BEGIN Provided data

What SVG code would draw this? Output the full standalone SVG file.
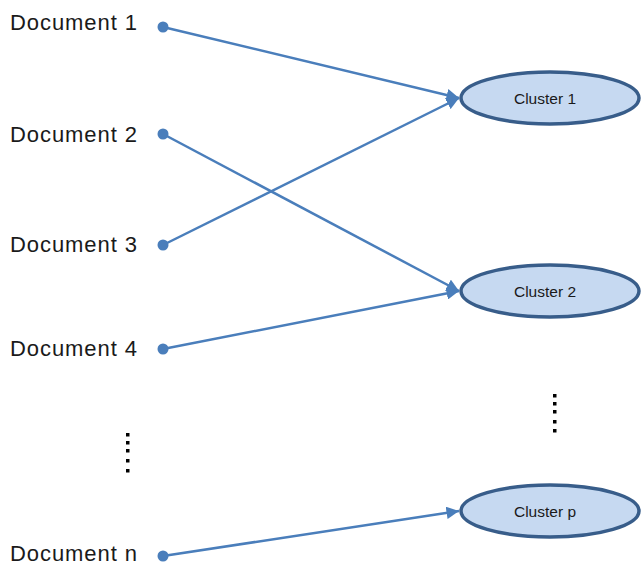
<svg xmlns="http://www.w3.org/2000/svg" width="642" height="565" viewBox="0 0 642 565">
<defs>
<style>
.doc{font-family:"Liberation Sans",Arial,sans-serif;font-size:22px;fill:#1a1a1a}
.cl{font-family:"Liberation Sans",Arial,sans-serif;font-size:15.5px;fill:#1a1a1a;text-anchor:middle}
.ell{fill:#C6D9F1;stroke:#385D8A;stroke-width:3.5}
.edge{stroke:#4A7EBB;stroke-width:2.5;fill:none;marker-end:url(#ah)}
.dot{fill:#4A7EBB}
.vd{fill:#000}
</style>
<marker id="ah" viewBox="0 0 10 10" refX="10" refY="5" markerWidth="5" markerHeight="5" orient="auto" markerUnits="strokeWidth">
<path d="M0,0 L10,5 L0,10 z" fill="#4A7EBB"/>
</marker>
</defs>
<rect width="642" height="565" fill="#fff"/>
<g id="connectors">
<line class="edge" x1="163" y1="27" x2="459" y2="98"/>
<line class="edge" x1="163" y1="245" x2="459" y2="98"/>
<line class="edge" x1="163" y1="134" x2="459" y2="291"/>
<line class="edge" x1="163" y1="349" x2="459" y2="291"/>
<line class="edge" x1="163" y1="556" x2="459" y2="511"/>
</g>
<g id="doc1"><text class="doc" x="10" y="30" textLength="127" lengthAdjust="spacing">Document 1</text><circle class="dot" cx="163" cy="27" r="5.5"/></g>
<g id="doc2"><text class="doc" x="10" y="142" textLength="127" lengthAdjust="spacing">Document 2</text><circle class="dot" cx="163" cy="134" r="5.5"/></g>
<g id="doc3"><text class="doc" x="10" y="252" textLength="127" lengthAdjust="spacing">Document 3</text><circle class="dot" cx="163" cy="245" r="5.5"/></g>
<g id="doc4"><text class="doc" x="10" y="356" textLength="127" lengthAdjust="spacing">Document 4</text><circle class="dot" cx="163" cy="349" r="5.5"/></g>
<g id="docn"><text class="doc" x="10" y="561" textLength="127" lengthAdjust="spacing">Document n</text><circle class="dot" cx="163" cy="556" r="5.5"/></g>
<g id="docdots">
<rect class="vd" x="126" y="433" width="3.5" height="3.5"/>
<rect class="vd" x="126" y="441" width="3.5" height="3.5"/>
<rect class="vd" x="126" y="449" width="3.5" height="3.5"/>
<rect class="vd" x="126" y="459" width="3.5" height="3.5"/>
<rect class="vd" x="126" y="469" width="3.5" height="3.5"/>
</g>
<g id="cluster1"><ellipse class="ell" cx="550" cy="98" rx="89" ry="26"/><text class="cl" x="545" y="104">Cluster 1</text></g>
<g id="cluster2"><ellipse class="ell" cx="550" cy="291" rx="89" ry="26"/><text class="cl" x="545" y="297">Cluster 2</text></g>
<g id="clusterp"><ellipse class="ell" cx="550" cy="511" rx="89" ry="26"/><text class="cl" x="545" y="517">Cluster p</text></g>
<g id="clusterdots">
<rect class="vd" x="553" y="394" width="3.5" height="3.5"/>
<rect class="vd" x="553" y="402" width="3.5" height="3.5"/>
<rect class="vd" x="553" y="410" width="3.5" height="3.5"/>
<rect class="vd" x="553" y="420" width="3.5" height="3.5"/>
<rect class="vd" x="553" y="429" width="3.5" height="3.5"/>
</g>
</svg>
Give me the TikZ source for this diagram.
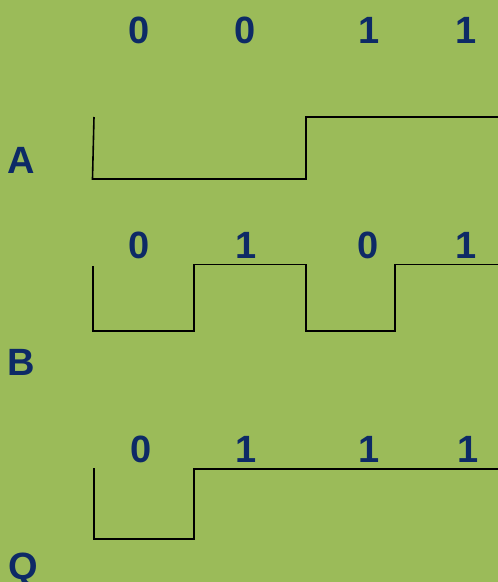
\documentclass[tikz,border=0pt]{standalone}
\usepackage{fontspec}
\setmainfont{Liberation Sans}
\definecolor{bg}{HTML}{9BBB59}
\definecolor{txt}{HTML}{0D2A66}
\begin{document}
\begin{tikzpicture}[x=1pt,y=-1pt,
  lbl/.style={anchor=base,text=txt,font=\fontsize{38}{40}\selectfont\bfseries,inner sep=0pt},
  wave/.style={draw=black,line width=1.6pt,line join=miter}]
\fill[bg] (0,0) rectangle (498,582);
\useasboundingbox (0,0) rectangle (498,582);
% top labels
\node[lbl] (t1) at (139,43) {0};
\node[lbl] (t2) at (245,43) {0};
\node[lbl] (t3) at (369,43) {1};
\node[lbl] (t4) at (466,43) {1};
% A
\node[lbl] (la) at (21,173) {A};
\draw[wave] (94,117) -- (92.5,179) -- (306,179) -- (306,117) -- (498,117);
% B
\node[lbl] (b1) at (139,258) {0};
\node[lbl] (b2) at (246,258) {1};
\node[lbl] (b3) at (368,258) {0};
\node[lbl] (b4) at (466,258) {1};
\node[lbl] (lb) at (21,375) {B};
\draw[wave] (93,266) -- (93,331) -- (194,331) -- (194,264.5) -- (306,264.5) -- (306,331) -- (395,331) -- (395,264.5) -- (498,264.5);
% Q
\node[lbl] (q1) at (141,462) {0};
\node[lbl] (q2) at (246,462) {1};
\node[lbl] (q3) at (369,462) {1};
\node[lbl] (q4) at (468,462) {1};
\node[lbl] (lq) at (23,579) {Q};
\draw[wave] (94,468) -- (94,539) -- (194,539) -- (194,469) -- (498,469);
\end{tikzpicture}
\end{document}
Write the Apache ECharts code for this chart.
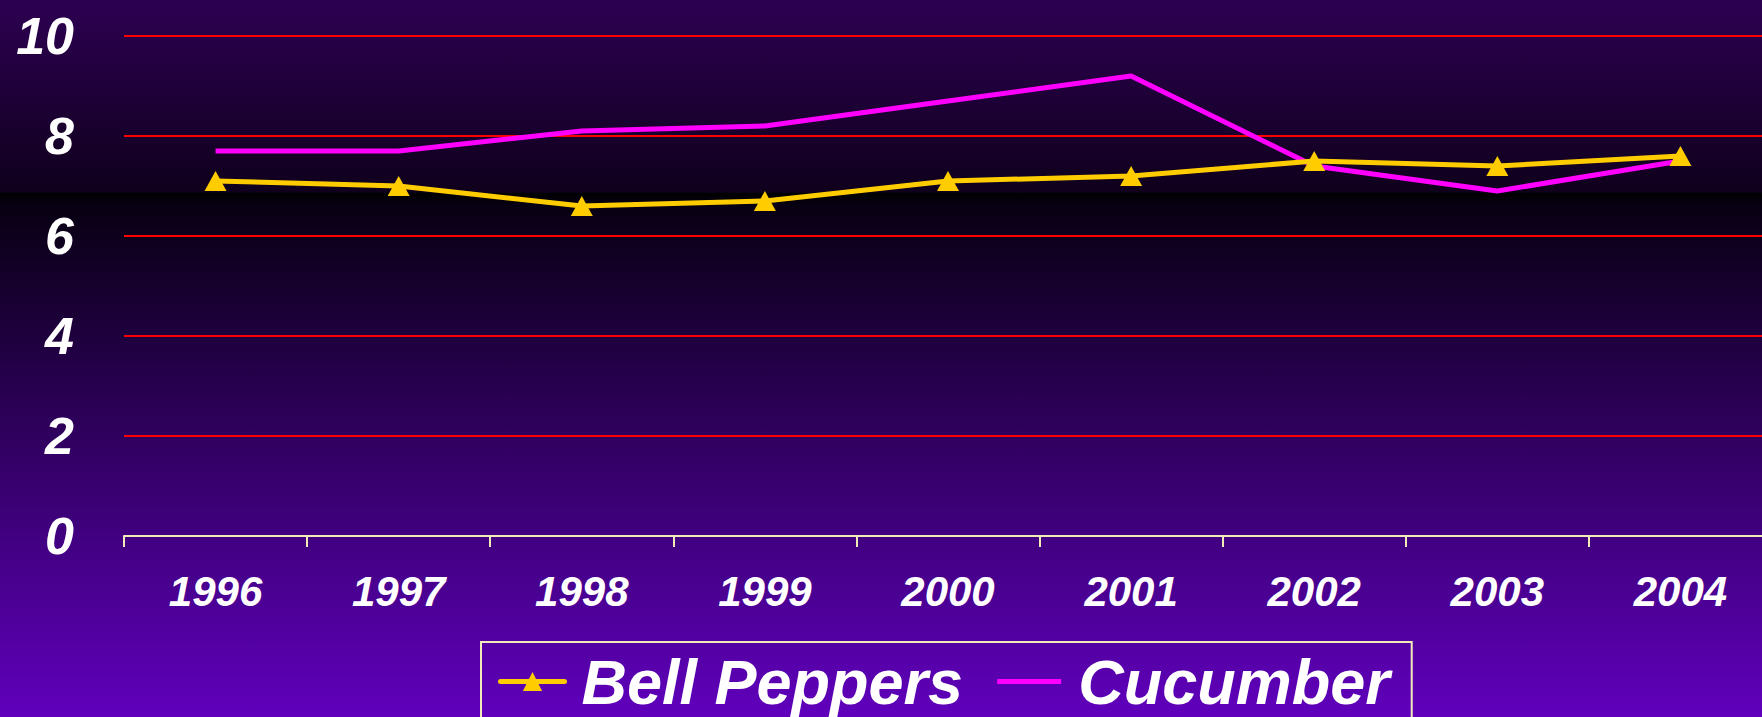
<!DOCTYPE html>
<html>
<head>
<meta charset="utf-8">
<title>Bell Peppers vs Cucumber</title>
<script src="https://cdn.jsdelivr.net/npm/echarts@6/dist/echarts.min.js"></script>
<style>
  html, body { margin: 0; padding: 0; overflow: hidden; }
  /* the plot runs past the right edge of the window, as in the original */
  #chart { width: 1772px; height: 717px; }
</style>
</head>
<body>
<div id="chart"></div>
<script>
var years = ['1996', '1997', '1998', '1999', '2000', '2001', '2002', '2003', '2004'];
var bellPeppers = [7.1, 7.0, 6.6, 6.7, 7.1, 7.2, 7.5, 7.4, 7.6];
var cucumber = [7.7, 7.7, 8.1, 8.2, 8.7, 9.2, 7.4, 6.9, 7.5];
var yTicks = { min: 0, max: 10, interval: 2 };

(function() {
  var font = '"Liberation Sans", Arial, sans-serif';
  var cream = '#f2eab8';
  var gold = '#ffcc00';
  var magenta = '#ff00ff';

  var chart = echarts.init(document.getElementById('chart'), null, { renderer: 'svg' });
  chart.setOption({
    animation: false,
    // purple at top, dark band, then back up to violet at the bottom
    backgroundColor: {
      type: 'linear', x: 0, y: 0, x2: 0, y2: 1,
      colorStops: [
        { offset: 0, color: '#2d0052' },
        { offset: 0.268, color: '#0f001c' },
        { offset: 0.27, color: '#000000' },
        { offset: 0.285, color: '#080012' },
        { offset: 1, color: '#6000bc' }
      ]
    },
    grid: { left: 124, top: 36, bottom: 181, right: 0 },
    legend: {
      data: [
        {
          name: 'Bell Peppers',
          itemStyle: { color: gold },
          lineStyle: { color: gold, width: 5, cap: 'round' }
        },
        {
          name: 'Cucumber',
          icon: 'path://M0,0 H64 V5 H0 Z',
          itemStyle: { color: magenta }
        }
      ],
      left: 481,
      top: 642,
      padding: [8, 22, 8, 17],
      itemGap: 34,
      itemWidth: 64,
      itemHeight: 24,
      borderColor: cream,
      borderWidth: 2,
      textStyle: {
        color: '#ffffff',
        fontSize: 63,
        fontWeight: 'bold',
        fontStyle: 'italic',
        fontFamily: font,
        padding: [0, 0, 0, 12]
      }
    },
    xAxis: {
      type: 'category',
      data: years,
      boundaryGap: true,
      axisLine: { lineStyle: { color: cream, width: 2 } },
      axisTick: { show: true, length: 11, lineStyle: { color: cream, width: 2 } },
      axisLabel: {
        color: '#ffffff',
        fontSize: 42,
        fontWeight: 'bold',
        fontStyle: 'italic',
        fontFamily: font,
        margin: 34
      }
    },
    yAxis: {
      type: 'value',
      min: yTicks.min,
      max: yTicks.max,
      interval: yTicks.interval,
      axisLine: { show: false },
      axisTick: { show: false },
      axisLabel: {
        color: '#ffffff',
        fontSize: 52,
        fontWeight: 'bold',
        fontStyle: 'italic',
        fontFamily: font,
        margin: 50
      },
      splitLine: { lineStyle: { color: '#ff0000', width: 2 } }
    },
    series: [
      {
        name: 'Bell Peppers',
        type: 'line',
        data: bellPeppers,
        symbol: 'triangle',
        symbolSize: [22, 20],
        z: 3,
        lineStyle: { color: gold, width: 5 },
        itemStyle: { color: gold }
      },
      {
        name: 'Cucumber',
        type: 'line',
        data: cucumber,
        showSymbol: false,
        z: 2,
        lineStyle: { color: magenta, width: 5 },
        itemStyle: { color: magenta }
      }
    ]
  });
})();
</script>
</body>
</html>
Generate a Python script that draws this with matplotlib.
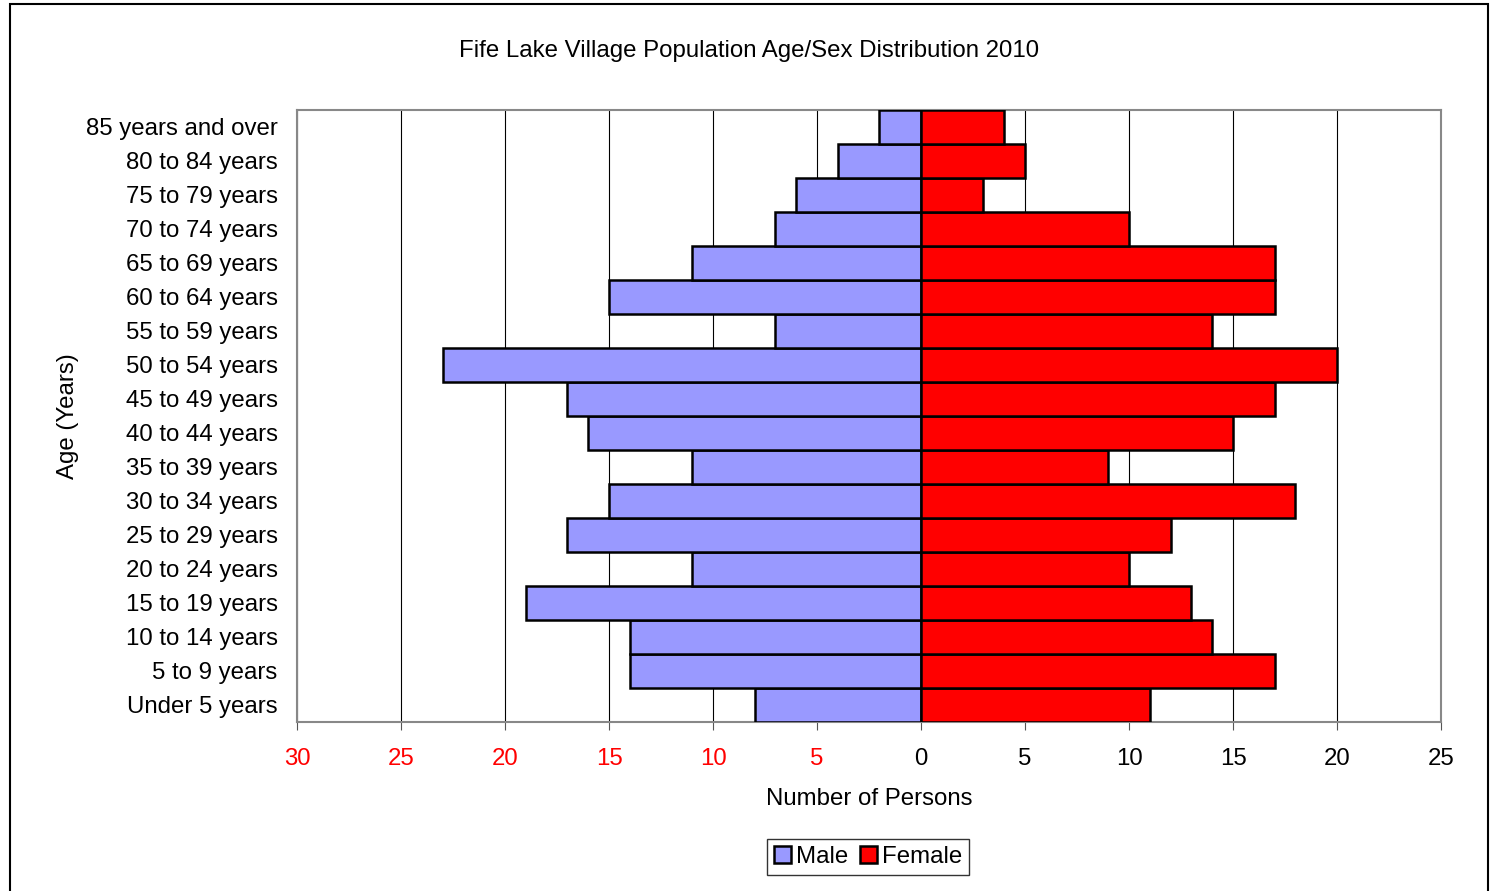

END Provided data

== Your instructions ==
Gather up every line in the data above that contains the word "this", copying each one.

== Solution ==
What SVG code would draw this? Output the full standalone SVG file.
Give me the TikZ source for this diagram.
Write the Apache ECharts code for this chart.
Generate a Python script that draws this with matplotlib.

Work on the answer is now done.